EXERCISE BRIEF: Transcribe each line of the material as it is, and drop any picture.

● ● ●

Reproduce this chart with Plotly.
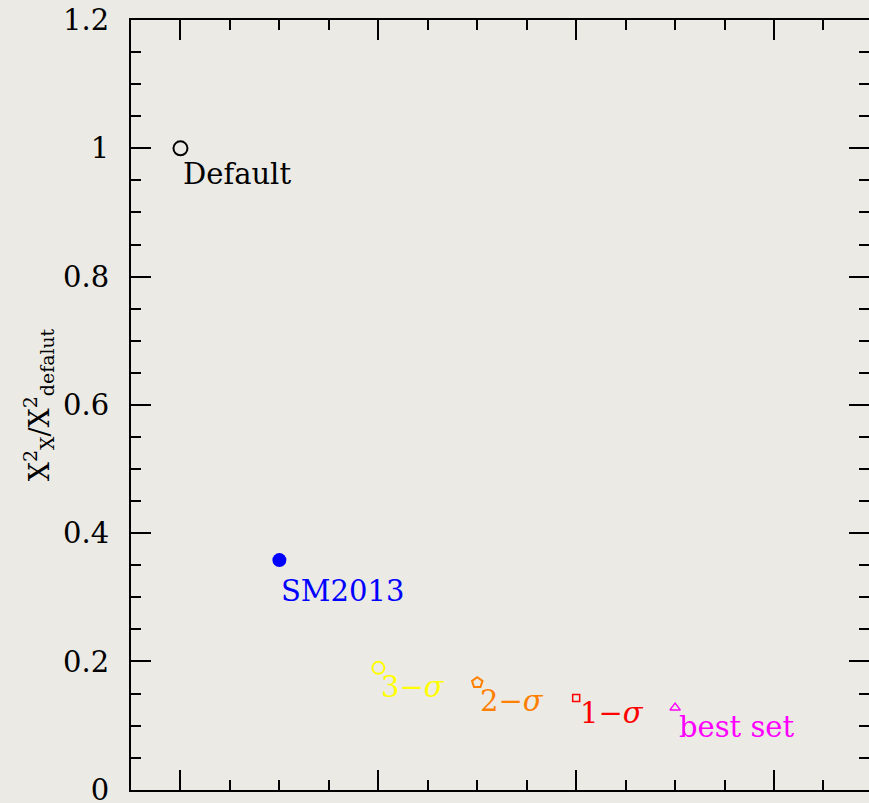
import plotly.graph_objects as go

# ---- data ----
labels = ["Default", "SM2013", "3−<i>σ</i>", "2−<i>σ</i>", "1−<i>σ</i>", "best set"]
x_vals = [1, 2, 3, 4, 5, 6]
y_vals = [1.0, 0.358, 0.190, 0.167, 0.143, 0.128]
y_ticks = [0, 0.2, 0.4, 0.6, 0.8, 1.0, 1.2]
y_ticktext = ["0", "0.2", "0.4", "0.6", "0.8", "1", "1.2"]

# ---- styles ----
colors = ["#000000", "#0000ff", "#ffff00", "#ff8000", "#ff0000", "#ff00ff"]
symbols = ["circle-open", "circle", "circle-open", "pentagon-open", "square-open", "triangle-up-open"]
sizes = [14, 14, 12, 11, 7, 9]
line_w = [2, 0, 2, 2, 1.5, 1.5]
label_dx = [1, 0, 1, 1, 2, 2]
label_dy = [-26, -31, -19, -18, -15, -19]

BG = "#ebeae5"
FONT = "DejaVu Serif"
YR = [-0.0004, 1.2]

fig = go.Figure()
for i in range(len(labels)):
    fig.add_trace(go.Scatter(
        x=[x_vals[i]], y=[y_vals[i]], mode="markers",
        marker=dict(symbol=symbols[i], size=sizes[i], color=colors[i],
                    line=dict(color=colors[i], width=line_w[i])),
        showlegend=False, hoverinfo="skip"))
    fig.add_annotation(x=x_vals[i], y=y_vals[i], text=labels[i], showarrow=False,
                       xanchor="left", yanchor="middle",
                       xshift=label_dx[i], yshift=label_dy[i],
                       font=dict(family=FONT, size=29, color=colors[i]))

# invisible trace to carry the right-hand tick axis
fig.add_trace(go.Scatter(x=[x_vals[0]], y=[y_vals[0]], yaxis="y2", mode="markers",
                         marker=dict(opacity=0), showlegend=False, hoverinfo="skip"))

tick_style = dict(ticks="inside", ticklen=20, tickwidth=2, tickcolor="black")
minor_y = dict(ticks="inside", ticklen=10, tickwidth=2, tickcolor="black", tick0=0, dtick=0.05)

fig.update_layout(
    width=869, height=803,
    margin=dict(l=131, r=0, t=20, b=13),
    paper_bgcolor=BG, plot_bgcolor=BG,
    font=dict(family=FONT, size=28, color="black"),
    showlegend=False,
    xaxis=dict(
        range=[0.5, 7.96], showgrid=False, zeroline=False, automargin=False,
        showline=True, linecolor="black", linewidth=2, mirror="ticks",
        tick0=1, dtick=2, showticklabels=False, **tick_style,
        minor=dict(ticks="inside", ticklen=10, tickwidth=2, tickcolor="black", tick0=0.5, dtick=0.5),
    ),
    yaxis=dict(
        range=YR, showgrid=False, zeroline=False, automargin=False,
        showline=True, linecolor="black", linewidth=2, mirror=False,
        tickvals=y_ticks, ticktext=y_ticktext, **tick_style,
        tickfont=dict(family=FONT, size=29),
        ticklabelstandoff=14, ticklabeloverflow="allow",
        minor=minor_y,
        title=dict(text="X<sup>2</sup><sub>X</sub>/X<sup>2</sup><sub>defalut</sub>",
                   font=dict(family=FONT, size=27), standoff=6),
    ),
    yaxis2=dict(
        range=YR, overlaying="y", side="right", showgrid=False, zeroline=False,
        automargin=False,
        showline=False, tickvals=y_ticks, showticklabels=False, **tick_style,
        minor=minor_y,
    ),
)

fig.write_html("out.html")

● ● ●

EXPECTED ANSWER:
Reproduce this chart with Plotly.
import plotly.graph_objects as go

# ---- data ----
labels = ["Default", "SM2013", "3−<i>σ</i>", "2−<i>σ</i>", "1−<i>σ</i>", "best set"]
x_vals = [1, 2, 3, 4, 5, 6]
y_vals = [1.0, 0.358, 0.190, 0.167, 0.143, 0.128]
y_ticks = [0, 0.2, 0.4, 0.6, 0.8, 1.0, 1.2]
y_ticktext = ["0", "0.2", "0.4", "0.6", "0.8", "1", "1.2"]

# ---- styles ----
colors = ["#000000", "#0000ff", "#ffff00", "#ff8000", "#ff0000", "#ff00ff"]
symbols = ["circle-open", "circle", "circle-open", "pentagon-open", "square-open", "triangle-up-open"]
sizes = [14, 14, 12, 11, 7, 9]
line_w = [2, 0, 2, 2, 1.5, 1.5]
label_dx = [1, 0, 1, 1, 2, 2]
label_dy = [-26, -31, -19, -18, -15, -19]

BG = "#ebeae5"
FONT = "DejaVu Serif"
YR = [-0.0004, 1.2]

fig = go.Figure()
for i in range(len(labels)):
    fig.add_trace(go.Scatter(
        x=[x_vals[i]], y=[y_vals[i]], mode="markers",
        marker=dict(symbol=symbols[i], size=sizes[i], color=colors[i],
                    line=dict(color=colors[i], width=line_w[i])),
        showlegend=False, hoverinfo="skip"))
    fig.add_annotation(x=x_vals[i], y=y_vals[i], text=labels[i], showarrow=False,
                       xanchor="left", yanchor="middle",
                       xshift=label_dx[i], yshift=label_dy[i],
                       font=dict(family=FONT, size=29, color=colors[i]))

# invisible trace to carry the right-hand tick axis
fig.add_trace(go.Scatter(x=[x_vals[0]], y=[y_vals[0]], yaxis="y2", mode="markers",
                         marker=dict(opacity=0), showlegend=False, hoverinfo="skip"))

tick_style = dict(ticks="inside", ticklen=20, tickwidth=2, tickcolor="black")
minor_y = dict(ticks="inside", ticklen=10, tickwidth=2, tickcolor="black", tick0=0, dtick=0.05)

fig.update_layout(
    width=869, height=803,
    margin=dict(l=131, r=0, t=20, b=13),
    paper_bgcolor=BG, plot_bgcolor=BG,
    font=dict(family=FONT, size=28, color="black"),
    showlegend=False,
    xaxis=dict(
        range=[0.5, 7.96], showgrid=False, zeroline=False, automargin=False,
        showline=True, linecolor="black", linewidth=2, mirror="ticks",
        tick0=1, dtick=2, showticklabels=False, **tick_style,
        minor=dict(ticks="inside", ticklen=10, tickwidth=2, tickcolor="black", tick0=0.5, dtick=0.5),
    ),
    yaxis=dict(
        range=YR, showgrid=False, zeroline=False, automargin=False,
        showline=True, linecolor="black", linewidth=2, mirror=False,
        tickvals=y_ticks, ticktext=y_ticktext, **tick_style,
        tickfont=dict(family=FONT, size=29),
        ticklabelstandoff=14, ticklabeloverflow="allow",
        minor=minor_y,
        title=dict(text="X<sup>2</sup><sub>X</sub>/X<sup>2</sup><sub>defalut</sub>",
                   font=dict(family=FONT, size=27), standoff=6),
    ),
    yaxis2=dict(
        range=YR, overlaying="y", side="right", showgrid=False, zeroline=False,
        automargin=False,
        showline=False, tickvals=y_ticks, showticklabels=False, **tick_style,
        minor=minor_y,
    ),
)

fig.write_html("out.html")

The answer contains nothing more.